At the workshop, another young Chinese choreographer, Li Yang, tells the story of a couple from the Uygur ethnic group through his work Scalding Flowers. In the ballet, a young soldier had made a commitment to his girlfriend that he would return home and marry her when the flowers in their hometown next bloom. But he died on the battlefield.

Li says he was inspired by a man who told him that although life can’t always be happy, the Uygur people tend to share their joy and sorrow through song and dance.

In Scalding Flowers, a variety of Uygur dance movements have been adopted. The male dancers even roar and slap the ground to the beat of the hand drum, or daf. The female dancers spin around on their toes. When the melody comes to a stop, the dancers pass on a flower silently from one to another, as if they are sharing the gratification that comes with love.

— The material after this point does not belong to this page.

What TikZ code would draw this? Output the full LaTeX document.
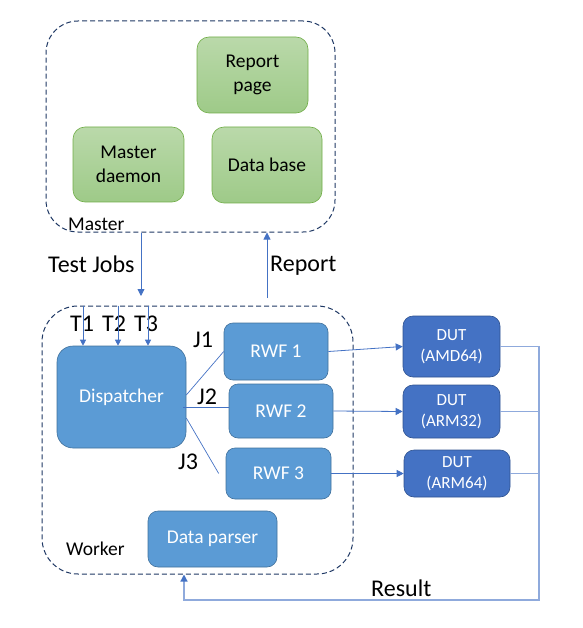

Other works at the workshop include Carps Leaping Through the Dragon’s Gate by Li Jun, Homeward Journey by Zhang Zhenxin and Treasure of Memories by Slovakian choreographer Natalia Horecna. The music for Treasure of Memories was taken from the original ballet scenario The Crane Whisperer by the National Ballet of China. Horecna fell for the music when she watched the show in Hamburg, Germany. She asked Feng Ying, president of the National Ballet of China, whether she could choreograph a new dance to the music.

“I said, ‘Of course,'” recalls Feng.

Feng says she also wanted to work with overseas artists and make the show more meaningful on a worldwide level.

Treasure of Memories, along with the other shows presented at the workshop, will make their debuts at the Tianqiao Theater in Beijing over April 3-4.